The Sons of Lugh Viking era living history group have added colour and drama to our Festival every year. Visit their demonstration area to see ancient fibre crafts such as spindle spinning, nalbinding and tablet weaving.
Thank you to Kathryn Drummond of Sons of Lugh for this story of the making of a linen shirt.
The Gift of a Shirt – A Historical Perspective
In the modern world, a shirt is a nice gift to give someone. It’s practical, thoughtful and fashionable and costs about $50 (or the equivalent of a few hours of work), more or less. But was it always that way? During the Viking era, what we would think of as a very simple shirt was considered a very special gift indeed. To understand why it was such a treasured gift, let’s take a look at the steps it takes to make a linen shirt.

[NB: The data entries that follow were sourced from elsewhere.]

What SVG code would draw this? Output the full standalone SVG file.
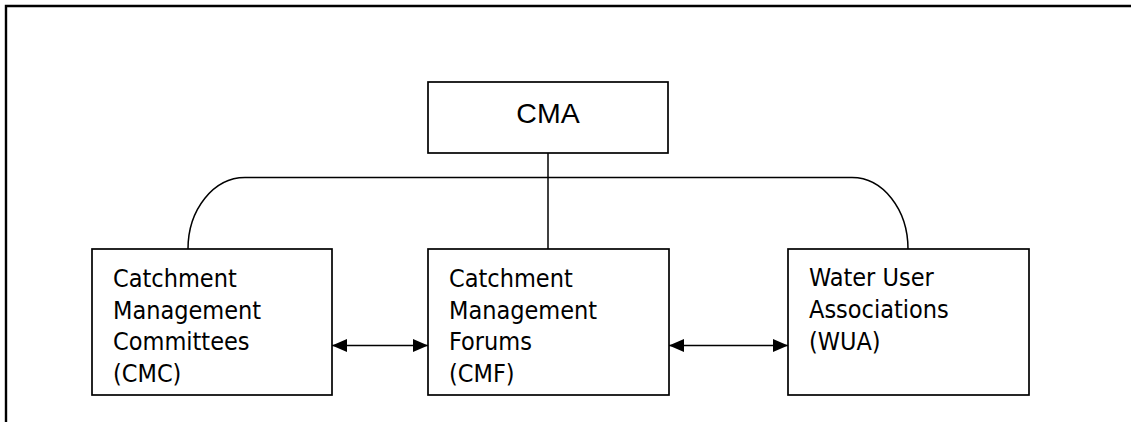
<svg xmlns="http://www.w3.org/2000/svg" width="1131" height="422" viewBox="0 0 1131 422">
  <defs>
    <marker id="arrow" viewBox="0 0 15 13" refX="15" refY="6.5" markerWidth="15" markerHeight="13" markerUnits="userSpaceOnUse" orient="auto-start-reverse">
      <path d="M0,0 L15,6.5 L0,13 Z" fill="#000"/>
    </marker>
    <style>
      .box { fill: #fff; stroke: #000; stroke-width: 1.7; }
      .frame { fill: none; stroke: #000; stroke-width: 2.4; }
      .link { fill: none; stroke: #000; stroke-width: 1.5; }
      .label { font-family: "DejaVu Sans Condensed", "DejaVu Sans", sans-serif; font-stretch: condensed; font-size: 25px; fill: #000; }
      .title { font-family: "Liberation Sans", Arial, sans-serif; font-size: 28.5px; fill: #000; text-anchor: middle; }
    </style>
  </defs>

  <rect width="1131" height="422" fill="#fff"/>
  <path class="frame" d="M6,422 V6 H1131"/>

  <g id="connectors">
    <path class="link" d="M188,249 A57,71.5 0 0 1 245,177.5 H852 A56,71.5 0 0 1 908,249"/>
    <path class="link" d="M548,153 V249"/>
    <path class="link" d="M332,345.5 H428" marker-start="url(#arrow)" marker-end="url(#arrow)"/>
    <path class="link" d="M669,345.5 H788" marker-start="url(#arrow)" marker-end="url(#arrow)"/>
  </g>

  <g id="cma">
    <rect class="box" x="428" y="82" width="240" height="71"/>
    <text class="title" x="548" y="123">CMA</text>
  </g>

  <g id="cmc">
    <rect class="box" x="92" y="249" width="240" height="146"/>
    <text class="label">
      <tspan x="113" y="287">Catchment</tspan>
      <tspan x="113" y="318.7">Management</tspan>
      <tspan x="113" y="350.4">Committees</tspan>
      <tspan x="113" y="382.1">(CMC)</tspan>
    </text>
  </g>

  <g id="cmf">
    <rect class="box" x="428" y="249" width="241" height="146"/>
    <text class="label">
      <tspan x="449" y="287">Catchment</tspan>
      <tspan x="449" y="318.7">Management</tspan>
      <tspan x="449" y="350.4">Forums</tspan>
      <tspan x="449" y="382.1">(CMF)</tspan>
    </text>
  </g>

  <g id="wua">
    <rect class="box" x="788" y="249" width="241" height="146"/>
    <text class="label">
      <tspan x="809" y="286">Water User</tspan>
      <tspan x="809" y="318">Associations</tspan>
      <tspan x="809" y="350">(WUA)</tspan>
    </text>
  </g>
</svg>
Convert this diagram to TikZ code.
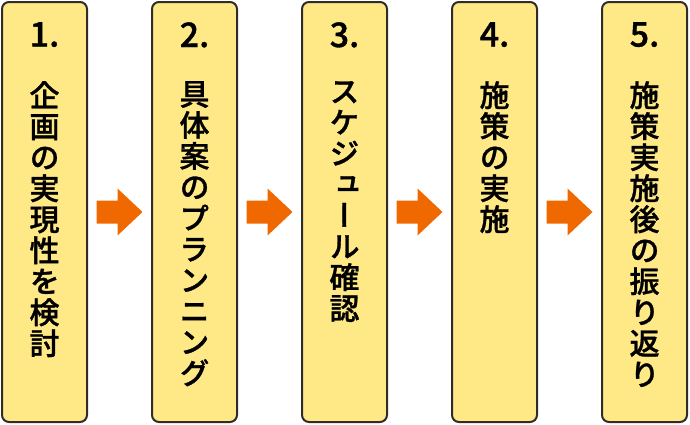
\documentclass[tikz,border=0pt]{standalone}
\usepackage{fontspec}
\newfontfamily\jptext[RawFeature=+vert,FakeBold=1]{Noto Sans CJK JP Medium}
\usetikzlibrary{positioning, calc}
\definecolor{boxyellow}{RGB}{255,233,135}
\definecolor{boxline}{RGB}{50,44,40}
\definecolor{myorange}{RGB}{240,104,0}

\begin{document}
\begin{tikzpicture}[x=1pt,y=1pt,
    stepbox/.style={draw=boxline,line width=2pt,fill=boxyellow,rounded corners=7pt,minimum width=85pt,minimum height=420pt,inner sep=0pt},
    numtext/.style={inner sep=0pt,font=\jptext\fontsize{34}{40}\selectfont},
    vtext/.style={inner sep=0pt,align=center,font=\jptext\fontsize{30}{31}\selectfont},
    arrowfill/.style={fill=myorange}]
    \useasboundingbox (0,0) rectangle (690,-424);
    % Boxes with number and vertical text
    \foreach \i/\txt in {1/{企\\画\\の\\実\\現\\性\\を\\検\\討},
                         2/{具\\体\\案\\の\\プ\\ラ\\ン\\ニ\\ン\\グ},
                         3/{ス\\ケ\\ジ\\ュ\\ー\\ル\\確\\認},
                         4/{施\\策\\の\\実\\施},
                         5/{施\\策\\実\\施\\後\\の\\振\\り\\返\\り}} {
        \node[stepbox] (b\i) at (44.5+150*\i-150,-212) {};
        \node[numtext,below=21pt of b\i.north] (n\i) {\i.};
        \node[vtext,below=80pt of b\i.north] (t\i) {\txt};
    }
    % Arrows between boxes
    \foreach \i [evaluate=\i as \j using int(\i+1)] in {1,...,4} {
        \coordinate (m\i) at ($(b\i.east)!0.5!(b\j.west)$);
        \fill[arrowfill] ($(m\i)+(-23,-11.5)$) -- ($(m\i)+(-2,-11.5)$) -- ($(m\i)+(-2,-23.5)$)
            -- ($(m\i)+(23,0)$) -- ($(m\i)+(-2,23.5)$) -- ($(m\i)+(-2,11.5)$) -- ($(m\i)+(-23,11.5)$) -- cycle;
    }
\end{tikzpicture}
\end{document}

The first step to a Viking linen shirt was growing a crop of linen flax; linen flax is related to the flax you see all over Manitoba, but the plant is taller, so that the fibers you get from it will be longer. When the crop was ready, the plants were pulled out of the ground by the roots rather than being cut, to maximize the length of the plant fibers. The plants were dried and then the seeds were removed by threshing. The growing and drying took several months.
The dried plants were laid out on the ground and dew retted. Dew retting is the process of softening or rotting the outer layer of the plant by allowing the dried plants to be repeatedly wetted with dew and then heated by the sun, causing the outer layer of the plant to ferment. This step took about two or three weeks and could be quite smelly! The retted plants were bundled and then dried again,a process called stooking; this made the outer layer more brittle, so that it could be removed more easily.

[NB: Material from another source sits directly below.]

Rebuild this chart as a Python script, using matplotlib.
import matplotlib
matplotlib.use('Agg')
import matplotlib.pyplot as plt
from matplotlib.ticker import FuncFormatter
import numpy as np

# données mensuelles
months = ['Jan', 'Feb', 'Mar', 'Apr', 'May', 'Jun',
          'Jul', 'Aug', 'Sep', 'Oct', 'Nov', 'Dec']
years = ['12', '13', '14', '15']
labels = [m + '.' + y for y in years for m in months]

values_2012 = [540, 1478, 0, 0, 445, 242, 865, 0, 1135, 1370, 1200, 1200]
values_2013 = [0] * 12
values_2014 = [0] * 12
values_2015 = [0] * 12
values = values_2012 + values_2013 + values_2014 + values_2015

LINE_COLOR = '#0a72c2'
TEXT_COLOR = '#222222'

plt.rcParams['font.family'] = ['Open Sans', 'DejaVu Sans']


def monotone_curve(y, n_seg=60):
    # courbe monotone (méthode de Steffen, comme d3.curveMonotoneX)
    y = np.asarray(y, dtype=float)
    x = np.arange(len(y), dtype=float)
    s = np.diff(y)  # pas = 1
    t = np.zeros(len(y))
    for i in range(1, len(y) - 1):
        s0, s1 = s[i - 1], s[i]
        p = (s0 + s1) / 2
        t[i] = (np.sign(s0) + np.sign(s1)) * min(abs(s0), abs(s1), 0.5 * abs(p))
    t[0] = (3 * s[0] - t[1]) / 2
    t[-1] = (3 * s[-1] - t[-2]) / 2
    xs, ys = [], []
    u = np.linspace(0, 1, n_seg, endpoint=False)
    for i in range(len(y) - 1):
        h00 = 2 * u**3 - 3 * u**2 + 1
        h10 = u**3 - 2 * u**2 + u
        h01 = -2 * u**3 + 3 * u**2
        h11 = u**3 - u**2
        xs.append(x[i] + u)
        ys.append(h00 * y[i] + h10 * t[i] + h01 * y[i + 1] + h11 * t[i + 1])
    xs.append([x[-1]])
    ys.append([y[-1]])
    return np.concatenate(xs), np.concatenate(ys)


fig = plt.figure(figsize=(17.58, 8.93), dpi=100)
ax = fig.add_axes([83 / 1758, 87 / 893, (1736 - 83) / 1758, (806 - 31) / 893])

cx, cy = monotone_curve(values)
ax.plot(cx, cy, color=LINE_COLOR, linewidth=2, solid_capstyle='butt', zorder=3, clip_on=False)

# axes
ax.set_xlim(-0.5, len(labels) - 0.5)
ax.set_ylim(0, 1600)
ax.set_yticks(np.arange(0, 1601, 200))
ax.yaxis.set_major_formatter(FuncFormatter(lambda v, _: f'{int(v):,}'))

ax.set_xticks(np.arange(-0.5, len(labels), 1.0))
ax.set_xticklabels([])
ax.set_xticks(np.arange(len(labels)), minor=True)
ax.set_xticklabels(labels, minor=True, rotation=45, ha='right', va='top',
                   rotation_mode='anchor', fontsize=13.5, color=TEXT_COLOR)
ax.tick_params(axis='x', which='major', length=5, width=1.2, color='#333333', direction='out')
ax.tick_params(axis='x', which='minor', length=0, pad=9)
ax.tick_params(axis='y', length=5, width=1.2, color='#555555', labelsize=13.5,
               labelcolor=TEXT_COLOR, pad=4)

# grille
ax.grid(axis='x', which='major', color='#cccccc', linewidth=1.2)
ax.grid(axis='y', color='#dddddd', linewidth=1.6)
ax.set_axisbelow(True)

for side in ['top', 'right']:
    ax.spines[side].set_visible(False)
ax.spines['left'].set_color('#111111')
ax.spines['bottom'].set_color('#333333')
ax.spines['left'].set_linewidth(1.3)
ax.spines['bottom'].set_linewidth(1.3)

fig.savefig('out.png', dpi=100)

The dried stems were crimped, or beaten with a wooden mallet against a wooden board. This breaks apart the layers of the plant, revealing the long plant fibers inside. A wooden scutching knife was used to separate the chaff, or outer layer of the plant from the inner fibers. The long bast fibers were straightened and separated from the shorter tow fibers by combing the inner fibers through a heckler, or bed of nails. The tow fibers wouldn’t have been used to make the shirt, but might have been spun into a lower quality thread, used as stuffing for mattresses and cushions or used as tinder to start a fire.
The long bast fibers were then wet-spun into linen thread. It took about 10 km of fine linen thread to make one shirt for a small person; this represented at least 200 hours of spinning with a drop spindle!1 The linen thread was woven into fabric, using a warp–weighted loom . This fabric would have been woven to the width and length needed to make the shirt and would have taken a few days.
The pattern for a basic shirt of the time consisted of rectangles and triangles to make the most efficient use of the very valuable fabric. The hand sewing would have only taken a day or two. Once the shirt had been made, it might have been embellished with a decorative band made using a technique called tablet weaving,which would only have added another day or two of work.
All told, it has been estimated that one shirt represented approximately 400 hours of labor 1, which is 10 weeks of eight hour days. The average Canadian salary in the manufacturing sector in 2016 was $56,446. So, in today’s terms, that simple shirt was a $11,000 gift ! No wonder it was such a treasure!
At the Manitoba Fibre Festival, make sure to visit with the Sons of Lugh to see some of these traditional fibre skills and more in action.
The Sons of Lugh is a Manitoba-based Viking re-enacting group that was founded in 2005 by the McFarland-Welbourne family and has since grown to almost 30 members in various parts of Manitoba, including Brandon,Winnipeg and Gimli. The aim of the Sons of Lugh is to learn historically accurate skills and present them to the public. We participate in several events throughout the year to bring our passion for this era to others.